If this had gone ahead, the African nations would almost certainly have boycotted the Christchurch games. The other reason that I feel connected to these games was the fact that they were during the school holidays and I was working at the company Dad worked for and a television was set up in the office. People kept coming in during the day to see what was happening. Someone asked me today if it was a colour TV, because the Games saw the introduction of our first colour television broadcasts – athletics, swimming and boxing I'm told. I'm afraid I can't remember if it was colour or not. But I remember the excitement.
Especially Dick Taylor and the extraordinary win in the 10,000m race on the first day. It has been great hearing from Sir Ron about how although we were all surprised by the win, he and others were confident that Arthur Lydiard had prepared you to be a gold medal winner. I also remember the cars – the white Holden Kingswoods with the great logo that was instantly recognisable. I understand the designer, Colin Simon, is here tonight – it is an outstanding logo that has stood the test of time. I didn't know at the time that this was the beginning of using sponsorship to avoid the prohibition on commercial advertising.
These Games were the last time the entire immediate Royal Family visited New Zealand as a group – the Queen, Prince Philip and the children. So it was special for many reasons, but for a 13 year old girl it was awesome that the city was alive with activity and people were genuinely abuzz with excitement. This brings me to my last reason for wanting to be here tonight and that is that for the past 13 years I was the MP for QEII Park. Its loss has been devastating to the city especially the east. I remember that a few years ago Bruce Ullrich came to seem me to discuss the possibility of another Commonwealth Games bid. But that was before the earthquakes struck. It seemed possible then. Maybe that is something we can hope for in the future with new facilities.
We certainly have the recipe. I found a quote in the Dominion Post in 2006 in a profile of Sir Ron Scott where he said: "The Christchurch Games were made possible by the ingenuity of the organisers, a City Council that wanted them to happen, and the willingness of the city's best 300 or 400 brains to help in a voluntary capacity." But there was one other ingredient. The Listener wrote in 2011 "Today, QEII Park is closed indefinitely as a result of the February 22 earthquake. The sponsorship push that looked innovative in 1974 seems laughably amateurish now. Nearly four decades on, the Rugby World Cup is shaping up to be a showcase for global sport at its slickest, bankrolled with a glittering array of commercial sponsors, including BlackBerry, Microsoft and Emirates.

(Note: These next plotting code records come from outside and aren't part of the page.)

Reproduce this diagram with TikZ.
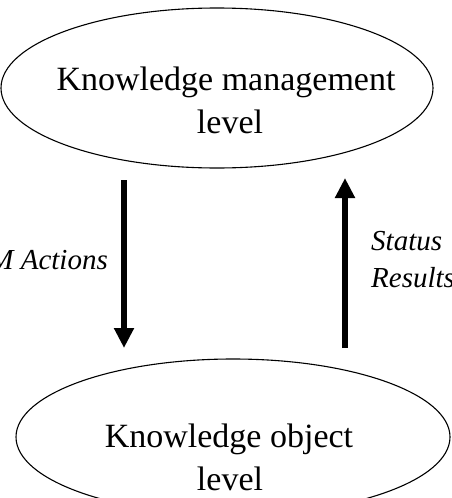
\documentclass[tikz,border=0pt]{standalone}
\usepackage{fontspec}
\setmainfont{Liberation Serif}
\usetikzlibrary{shapes.geometric,arrows.meta}
\begin{document}
\begin{tikzpicture}[x=1pt,y=1pt,
  lvl/.style={draw,ellipse,line width=1.1pt,inner sep=0pt},
  big/.style={font=\fontsize{34}{43}\selectfont,inner sep=0pt,anchor=base},
  lab/.style={font=\fontsize{29}{37}\selectfont\itshape,inner sep=0pt},
  flow/.style={line width=6pt,-{Triangle[width=19pt,length=20pt]}}]
\useasboundingbox (0,0) rectangle (451,-498);
\node[lvl,minimum width=432pt,minimum height=160pt] (km) at (217,-88) {};
\node[lvl,minimum width=434pt,minimum height=156pt] (ko) at (233,-437) {};
\node[big] (t1) at (226,-90) {Knowledge management};
\node[big] (t2) at (230,-133) {level};
\node[big] (t3) at (229,-447) {Knowledge object};
\node[big] (t4) at (230,-490) {level};
\coordinate (a1s) at (124,-180);
\coordinate (a1e) at (124,-348);
\coordinate (a2s) at (345,-348);
\coordinate (a2e) at (345,-178);
\draw[flow] (a1s) -- (a1e);
\draw[flow] (a2s) -- (a2e);
\node[lab,anchor=base east] (l1) at (108,-269) {M Actions};
\node[lab,anchor=base west] (l2) at (371,-250) {Status};
\node[lab,anchor=base west] (l3) at (371,-287) {Results};
\end{tikzpicture}
\end{document}
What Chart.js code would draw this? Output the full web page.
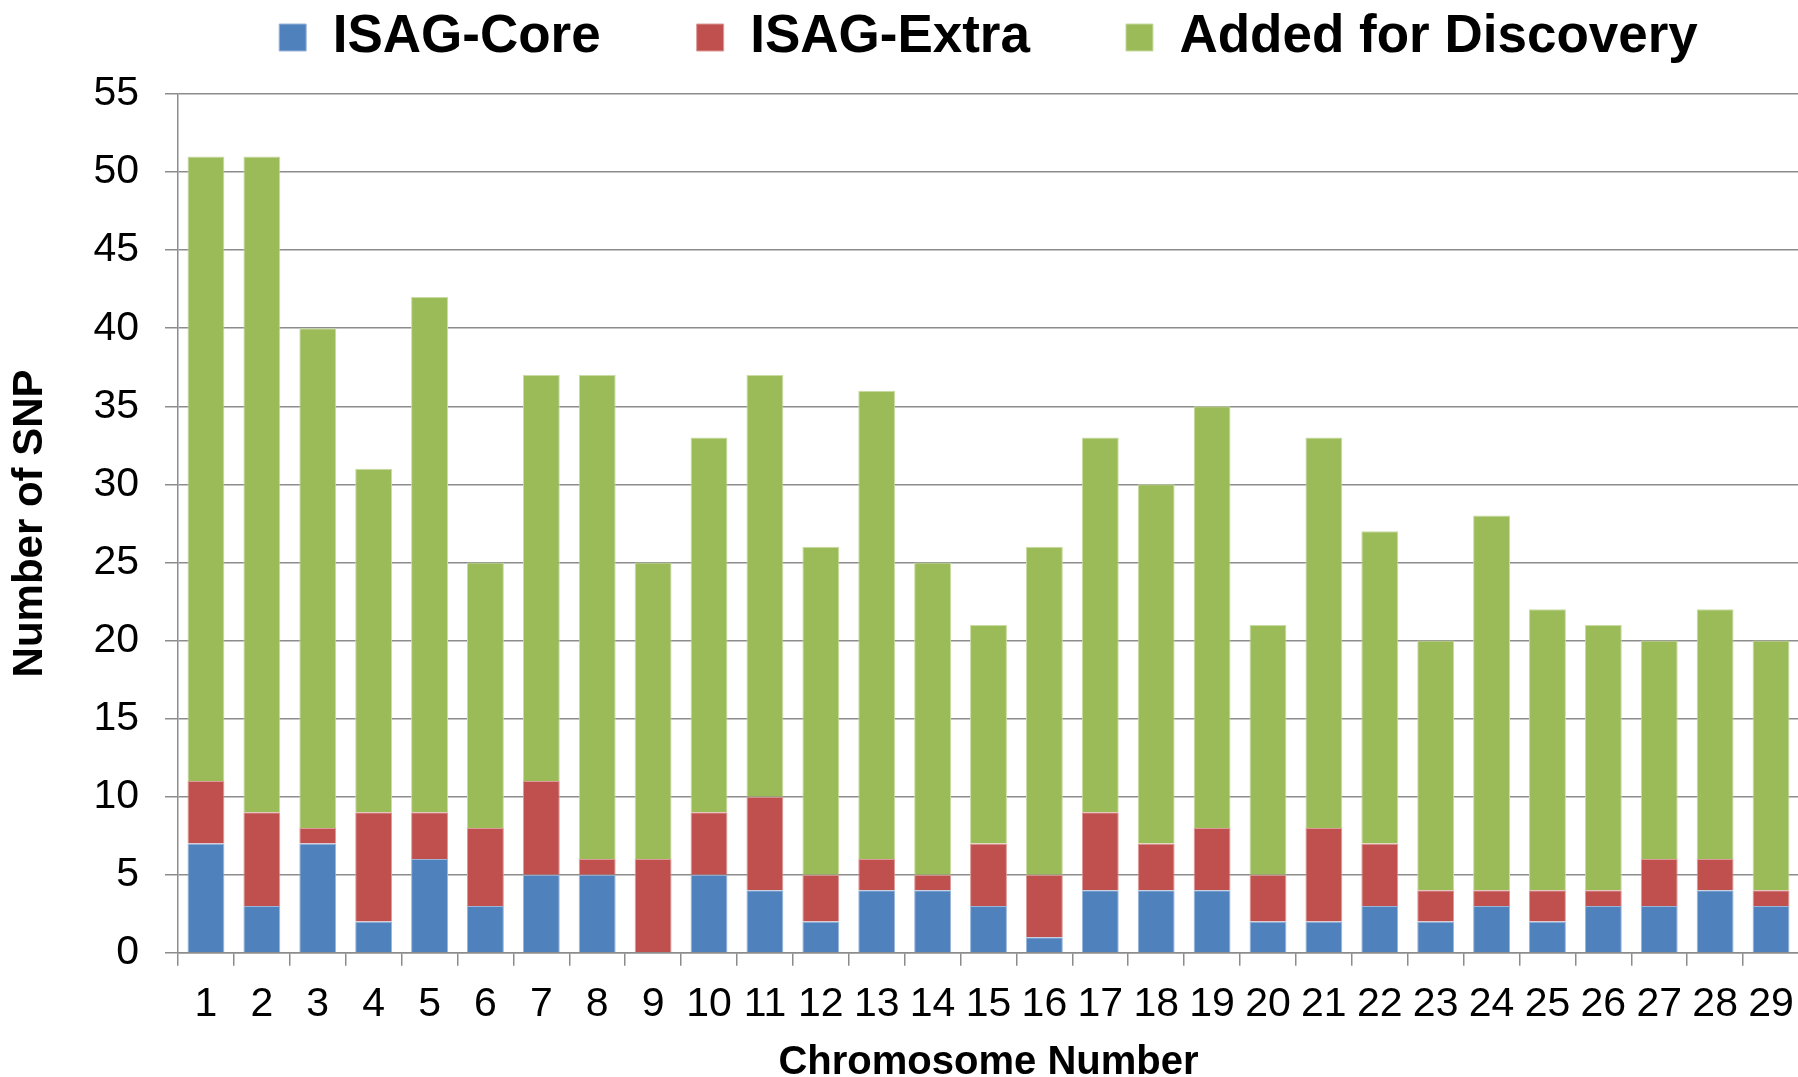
<!DOCTYPE html>
<html>
<head>
<meta charset="utf-8">
<script src="https://cdn.jsdelivr.net/npm/chart.js@4/dist/chart.umd.min.js"></script>
<style>
  html, body { margin: 0; padding: 0; background: #fff; overflow: hidden; }
  /* a bit wider than the window: the plot runs off the right edge in the original */
  #wrap { width: 1808px; height: 1077px; }
</style>
</head>
<body>
<div id="wrap"><canvas id="chart"></canvas></div>
<script>
const chromosomes = ['1','2','3','4','5','6','7','8','9','10','11','12','13','14','15',
  '16','17','18','19','20','21','22','23','24','25','26','27','28','29'];
const isagCore  = [7,3,7,2,6,3,5,5,0,5,4,2,4,4,3,1,4,4,4,2,2,3,2,3,2,3,3,4,3];
const isagExtra = [4,6,1,7,3,5,6,1,6,4,6,3,2,1,4,4,5,3,4,3,6,4,2,1,2,1,3,2,1];
const discovery = [40,42,32,22,33,17,26,31,19,24,27,21,30,20,14,21,24,23,27,16,25,20,16,24,18,17,14,16,16];
const yMax = 55;
const yStep = 5;

const ctx = document.getElementById('chart');
const gridColor = '#8c8c8c';
const fontFamily = 'Liberation Sans, Arial, sans-serif';

new Chart(ctx, {
  type: 'bar',
  data: {
    labels: chromosomes,
    datasets: [
      { label: 'ISAG-Core', data: isagCore, backgroundColor: '#4f81bd', borderColor: '#9ab5da', borderWidth: 1 },
      { label: 'ISAG-Extra', data: isagExtra, backgroundColor: '#c0504d', borderColor: '#dc9a98', borderWidth: 1 },
      { label: 'Added for Discovery', data: discovery, backgroundColor: '#9bbb59', borderColor: '#c9dca2', borderWidth: 1 }
    ]
  },
  options: {
    responsive: true,
    maintainAspectRatio: false,
    animation: false,
    // negative top so the wide legend padding doesn't push the plot down
    layout: { padding: { top: -85, left: 0, right: 0, bottom: -6 } },
    datasets: { bar: { barPercentage: 0.66, categoryPercentage: 1 } },
    plugins: {
      tooltip: { enabled: false },
      legend: {
        position: 'top',
        fullSize: false,
        labels: {
          boxWidth: 27,
          boxHeight: 27,
          padding: 96,
          color: '#000',
          font: { family: fontFamily, size: 53, weight: 'bold' }
        }
      },
      // empty subtitle used only as a gap between legend and plot
      subtitle: {
        display: true,
        text: '',
        weight: 500,
        padding: 0,
        font: { size: 20, lineHeight: 1 }
      }
    },
    scales: {
      x: {
        stacked: true,
        grid: { drawOnChartArea: false, color: gridColor, lineWidth: 1.5, tickLength: 13 },
        border: { color: gridColor, width: 1.5 },
        ticks: {
          color: '#000', padding: 14, maxRotation: 0, autoSkip: false,
          font: { family: fontFamily, size: 41 }
        },
        title: {
          display: true, text: 'Chromosome Number', color: '#000',
          padding: { top: 0, bottom: 0 },
          font: { family: fontFamily, size: 40, weight: 'bold', lineHeight: 1 }
        }
      },
      y: {
        stacked: true,
        min: 0,
        max: yMax,
        grid: { color: gridColor, lineWidth: 1.5, tickLength: 13 },
        border: { color: gridColor, width: 1.5 },
        ticks: {
          stepSize: yStep, color: '#000', padding: 26,
          font: { family: fontFamily, size: 41 }
        },
        title: {
          display: true, text: 'Number of SNP', color: '#000',
          padding: { top: 5, bottom: 12 },
          font: { family: fontFamily, size: 42, weight: 'bold' }
        }
      }
    }
  }
});
</script>
</body>
</html>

It's a long way from a glass of Montana's Cresta Dore sponsorship. But no matter how much money the World Cup machine makes, it will have to truly excel to match the sheer joy of what happened in Christchurch." The people of Christchurch joined together in a way that led to the headline that they were the happiest games of all.
I have come to pay tribute on behalf of the people of Christchurch to the organisers, to the sports men and women and to the volunteers who offered their brains, their labour and their energy. Happy anniversary.